BMW betoogt tevens recht te hebben op in ieder geval €22,5 miljoen, in dit geval de hoogte van de aanmeldingsdrempel omdat de Commissie met de AGVV de verantwoordelijkheid voor de beoordeling van de verenigbaarheid van de staatssteun (tot de aanmeldingsdrempel) heeft overgedragen aan de EU-lidstaten. In zijn arrest concludeert het Hof dat de Commissie als enige bevoegd blijft om staatssteun op grond van artikel 107, lid 3, VWEU verenigbaar te verklaren met de interne markt. De noodzaak (stimulerende effect) en de evenredigheid van de staatssteun moest nog blijken. Het enkele feit dat de aanmelddrempel €22,5 miljoen was, betekent nog niet dat BMW recht had op dit bedrag aan staatssteun. Ook een vaststelling door een EU-lidstaat dat aan de voorwaarden uit de AGVV wordt voldaan, is geen beletsel om de staatssteun onverenigbaar met de interne markt te verklaren. In het arrest benadrukt het Hof dat wanneer een EU-lidstaat van mening is dat de staatssteun voldoet aan de voorwaarden van AGVV, deze staatssteun hoogstens een vermoeden van verenigbaarheid met de interne markt heeft. Alleen de beoordeling van de Commissie kan leiden tot een verenigbaar verklaring, ook indien het bedrag de in de AGVV vastgestelde aanmeldingsdrempel niet overschrijdt . Het Hof komt in zijn arrest tot de conclusie dat de Commissie gerechtigd is om het steunbedrag dat het kostenverschil overschrijdt onverenigbaar te verklaren zonder de relevante markt te bepalen en zonder de positie van de begunstigde op die markt te beoordelen.
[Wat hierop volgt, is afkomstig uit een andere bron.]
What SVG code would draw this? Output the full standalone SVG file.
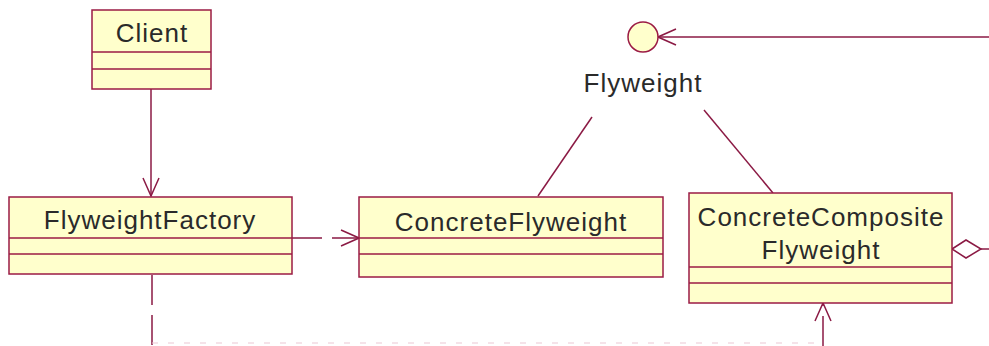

Eerste inventarisatie van de mogelijke effecten voor het beleid

Deze uitspraak heeft geen directe gevolgen voor de Nederlandse uitvoeringspraktijk. De uitspraak benadrukt wel opnieuw het belang dat bij gebruik van de AGVV zowel de steunverlenende autoriteiten als de steunontvangers er strikt op dienen toe te zien dat aan alle van toepassing verklaarde voorwaarden wordt voldaan. Aan de voorwaarden van noodzaak en stimulerend effect van staatssteun wordt hierbij een groot belang gehecht. In de handleiding Algemene Groepsvrijstellingsverordening wordt hier reeds op gewezen.

Voorts wordt duidelijk dat het de lidstaten vrijstaat om een aanmelding te doen. Daarbij geldt de AGVV niet als een drempelbedrag dat vrij is van de beoordeling door de Commissie.

Voorstel voor behandeling

De ICER-H heeft het fiche vastgesteld en zendt dit fiche met het arrest ter kennisgeving aan de leden van het IOWJZ. Indien nodig kan het fiche ter kennisneming aan hun Ministers worden doorgeleid. Een vervolgfiche is niet noodzakelijk.